→ Data extract
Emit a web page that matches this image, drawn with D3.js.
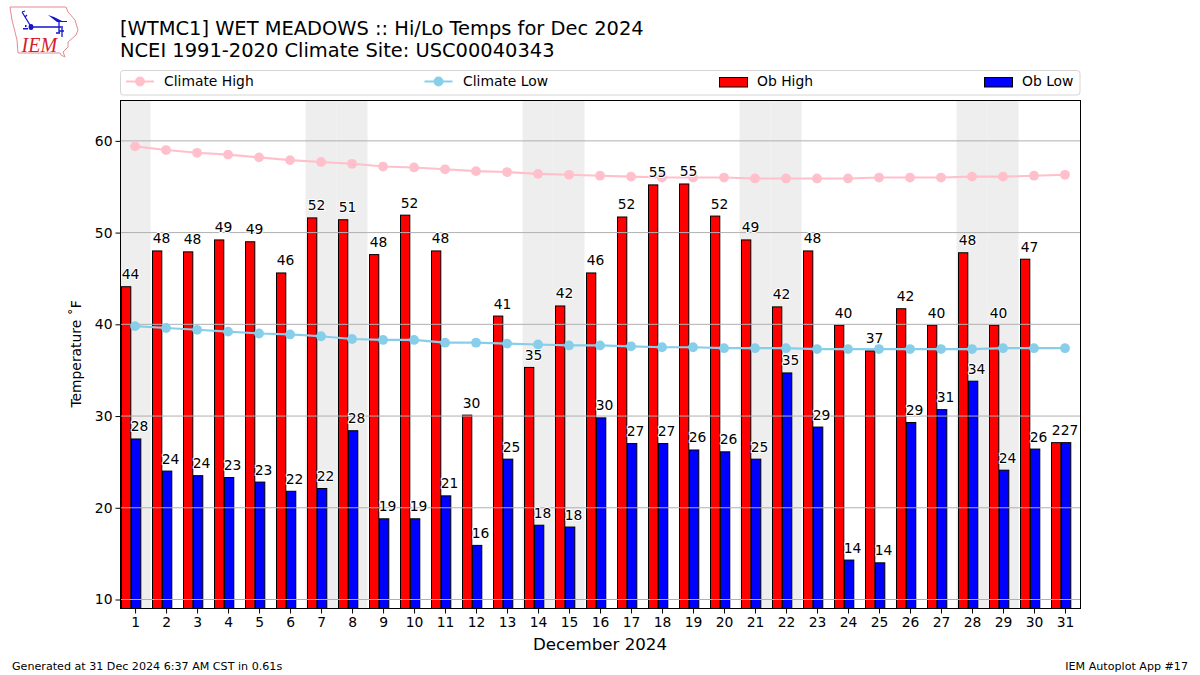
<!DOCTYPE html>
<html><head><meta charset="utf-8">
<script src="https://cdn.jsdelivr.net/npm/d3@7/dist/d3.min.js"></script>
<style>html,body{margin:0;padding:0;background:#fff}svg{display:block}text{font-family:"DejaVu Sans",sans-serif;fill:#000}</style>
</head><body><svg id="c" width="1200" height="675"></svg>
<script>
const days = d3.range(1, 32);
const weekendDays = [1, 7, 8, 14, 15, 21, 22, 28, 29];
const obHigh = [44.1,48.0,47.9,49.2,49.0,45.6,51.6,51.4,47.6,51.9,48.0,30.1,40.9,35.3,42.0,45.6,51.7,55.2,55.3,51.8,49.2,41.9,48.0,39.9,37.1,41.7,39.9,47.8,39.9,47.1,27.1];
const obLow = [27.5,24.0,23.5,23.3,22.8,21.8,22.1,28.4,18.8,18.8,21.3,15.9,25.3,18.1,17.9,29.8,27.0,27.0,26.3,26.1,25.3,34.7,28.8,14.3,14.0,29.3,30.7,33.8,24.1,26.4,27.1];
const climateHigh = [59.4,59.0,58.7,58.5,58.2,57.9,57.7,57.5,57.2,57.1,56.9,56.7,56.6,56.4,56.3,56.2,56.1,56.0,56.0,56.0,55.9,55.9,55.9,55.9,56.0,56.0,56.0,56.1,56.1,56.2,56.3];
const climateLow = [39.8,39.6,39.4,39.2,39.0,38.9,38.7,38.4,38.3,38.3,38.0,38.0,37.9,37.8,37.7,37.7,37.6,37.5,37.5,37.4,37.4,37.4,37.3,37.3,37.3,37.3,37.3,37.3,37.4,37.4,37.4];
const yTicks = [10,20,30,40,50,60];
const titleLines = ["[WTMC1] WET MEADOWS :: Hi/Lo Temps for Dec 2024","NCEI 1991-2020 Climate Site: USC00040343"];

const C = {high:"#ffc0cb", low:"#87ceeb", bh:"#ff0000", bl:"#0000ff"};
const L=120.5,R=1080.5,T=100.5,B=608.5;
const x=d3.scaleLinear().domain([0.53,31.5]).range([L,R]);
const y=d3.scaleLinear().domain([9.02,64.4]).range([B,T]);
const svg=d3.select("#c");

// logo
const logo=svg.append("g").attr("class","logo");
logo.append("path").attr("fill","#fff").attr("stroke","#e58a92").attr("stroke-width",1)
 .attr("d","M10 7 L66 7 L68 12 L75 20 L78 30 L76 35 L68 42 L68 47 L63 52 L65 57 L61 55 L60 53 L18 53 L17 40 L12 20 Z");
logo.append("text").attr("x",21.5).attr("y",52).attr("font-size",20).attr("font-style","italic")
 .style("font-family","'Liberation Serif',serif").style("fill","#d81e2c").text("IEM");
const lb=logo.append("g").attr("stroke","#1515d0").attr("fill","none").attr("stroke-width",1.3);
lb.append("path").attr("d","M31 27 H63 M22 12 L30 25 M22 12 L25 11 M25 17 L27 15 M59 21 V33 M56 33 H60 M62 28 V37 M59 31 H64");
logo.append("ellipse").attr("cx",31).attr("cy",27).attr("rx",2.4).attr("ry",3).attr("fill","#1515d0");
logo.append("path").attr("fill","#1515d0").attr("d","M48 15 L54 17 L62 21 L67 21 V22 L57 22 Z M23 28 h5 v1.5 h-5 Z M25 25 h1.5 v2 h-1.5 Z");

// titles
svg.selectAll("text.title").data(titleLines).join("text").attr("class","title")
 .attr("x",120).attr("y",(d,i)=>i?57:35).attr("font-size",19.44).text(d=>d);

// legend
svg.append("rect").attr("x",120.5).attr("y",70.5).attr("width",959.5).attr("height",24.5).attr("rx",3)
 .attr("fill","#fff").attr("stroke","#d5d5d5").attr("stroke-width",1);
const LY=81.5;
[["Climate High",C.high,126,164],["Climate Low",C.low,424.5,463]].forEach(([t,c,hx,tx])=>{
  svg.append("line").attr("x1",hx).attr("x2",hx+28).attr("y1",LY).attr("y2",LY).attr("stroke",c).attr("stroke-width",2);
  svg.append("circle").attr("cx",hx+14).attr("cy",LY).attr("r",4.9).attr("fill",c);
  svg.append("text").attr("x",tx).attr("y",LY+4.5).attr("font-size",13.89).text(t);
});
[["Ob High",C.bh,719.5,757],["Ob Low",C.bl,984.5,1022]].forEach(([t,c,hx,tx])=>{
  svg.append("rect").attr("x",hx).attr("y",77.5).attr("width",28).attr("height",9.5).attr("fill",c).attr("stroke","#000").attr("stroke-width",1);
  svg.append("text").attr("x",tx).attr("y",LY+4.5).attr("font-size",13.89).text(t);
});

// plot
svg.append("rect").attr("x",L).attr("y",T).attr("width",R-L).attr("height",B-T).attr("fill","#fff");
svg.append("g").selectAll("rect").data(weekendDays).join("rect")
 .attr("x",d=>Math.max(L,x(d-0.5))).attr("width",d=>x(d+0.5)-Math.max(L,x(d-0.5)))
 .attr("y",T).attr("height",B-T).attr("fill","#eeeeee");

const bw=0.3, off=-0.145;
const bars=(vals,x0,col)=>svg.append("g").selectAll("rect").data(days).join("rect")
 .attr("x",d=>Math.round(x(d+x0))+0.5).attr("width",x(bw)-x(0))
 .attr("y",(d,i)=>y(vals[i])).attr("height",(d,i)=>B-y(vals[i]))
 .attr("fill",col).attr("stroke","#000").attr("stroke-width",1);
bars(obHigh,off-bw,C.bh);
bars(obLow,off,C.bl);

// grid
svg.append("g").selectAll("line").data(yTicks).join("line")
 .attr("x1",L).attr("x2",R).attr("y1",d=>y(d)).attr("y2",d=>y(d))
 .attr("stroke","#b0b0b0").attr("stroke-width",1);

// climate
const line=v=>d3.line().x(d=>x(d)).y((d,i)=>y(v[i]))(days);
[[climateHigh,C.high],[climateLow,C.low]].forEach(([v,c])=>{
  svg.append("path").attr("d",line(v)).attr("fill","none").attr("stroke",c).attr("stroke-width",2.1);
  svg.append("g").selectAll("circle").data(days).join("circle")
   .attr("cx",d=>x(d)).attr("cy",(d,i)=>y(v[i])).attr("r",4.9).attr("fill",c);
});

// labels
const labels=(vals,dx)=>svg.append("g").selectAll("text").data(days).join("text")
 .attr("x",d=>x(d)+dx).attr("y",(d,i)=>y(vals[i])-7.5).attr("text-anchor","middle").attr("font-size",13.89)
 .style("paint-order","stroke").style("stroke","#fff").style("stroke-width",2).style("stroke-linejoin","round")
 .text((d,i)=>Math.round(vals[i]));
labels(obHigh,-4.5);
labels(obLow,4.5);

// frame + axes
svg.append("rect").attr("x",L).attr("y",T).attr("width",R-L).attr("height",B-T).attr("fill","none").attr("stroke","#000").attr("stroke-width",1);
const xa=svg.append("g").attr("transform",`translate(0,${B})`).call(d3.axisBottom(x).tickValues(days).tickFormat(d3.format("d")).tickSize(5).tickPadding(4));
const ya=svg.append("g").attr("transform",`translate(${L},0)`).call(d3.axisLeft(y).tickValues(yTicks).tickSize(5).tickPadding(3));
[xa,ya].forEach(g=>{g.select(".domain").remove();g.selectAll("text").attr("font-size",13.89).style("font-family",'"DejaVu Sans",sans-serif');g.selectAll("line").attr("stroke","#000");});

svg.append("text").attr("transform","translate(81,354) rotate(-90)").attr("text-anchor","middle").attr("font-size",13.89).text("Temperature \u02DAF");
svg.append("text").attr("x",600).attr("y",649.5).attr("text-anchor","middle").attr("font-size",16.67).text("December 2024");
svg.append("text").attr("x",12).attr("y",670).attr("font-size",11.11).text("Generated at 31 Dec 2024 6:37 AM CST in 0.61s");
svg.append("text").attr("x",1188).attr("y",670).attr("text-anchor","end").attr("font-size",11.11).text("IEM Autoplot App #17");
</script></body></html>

→ Task goal
Only lines belong in the copy: transcribe those from the start of the data through the line that contains "MEADOWS :: Hi/Lo", and skip the pictures.

→ Response to this exercise
Emit a web page that matches this image, drawn with D3.js.
<!DOCTYPE html>
<html><head><meta charset="utf-8">
<script src="https://cdn.jsdelivr.net/npm/d3@7/dist/d3.min.js"></script>
<style>html,body{margin:0;padding:0;background:#fff}svg{display:block}text{font-family:"DejaVu Sans",sans-serif;fill:#000}</style>
</head><body><svg id="c" width="1200" height="675"></svg>
<script>
const days = d3.range(1, 32);
const weekendDays = [1, 7, 8, 14, 15, 21, 22, 28, 29];
const obHigh = [44.1,48.0,47.9,49.2,49.0,45.6,51.6,51.4,47.6,51.9,48.0,30.1,40.9,35.3,42.0,45.6,51.7,55.2,55.3,51.8,49.2,41.9,48.0,39.9,37.1,41.7,39.9,47.8,39.9,47.1,27.1];
const obLow = [27.5,24.0,23.5,23.3,22.8,21.8,22.1,28.4,18.8,18.8,21.3,15.9,25.3,18.1,17.9,29.8,27.0,27.0,26.3,26.1,25.3,34.7,28.8,14.3,14.0,29.3,30.7,33.8,24.1,26.4,27.1];
const climateHigh = [59.4,59.0,58.7,58.5,58.2,57.9,57.7,57.5,57.2,57.1,56.9,56.7,56.6,56.4,56.3,56.2,56.1,56.0,56.0,56.0,55.9,55.9,55.9,55.9,56.0,56.0,56.0,56.1,56.1,56.2,56.3];
const climateLow = [39.8,39.6,39.4,39.2,39.0,38.9,38.7,38.4,38.3,38.3,38.0,38.0,37.9,37.8,37.7,37.7,37.6,37.5,37.5,37.4,37.4,37.4,37.3,37.3,37.3,37.3,37.3,37.3,37.4,37.4,37.4];
const yTicks = [10,20,30,40,50,60];
const titleLines = ["[WTMC1] WET MEADOWS :: Hi/Lo Temps for Dec 2024","NCEI 1991-2020 Climate Site: USC00040343"];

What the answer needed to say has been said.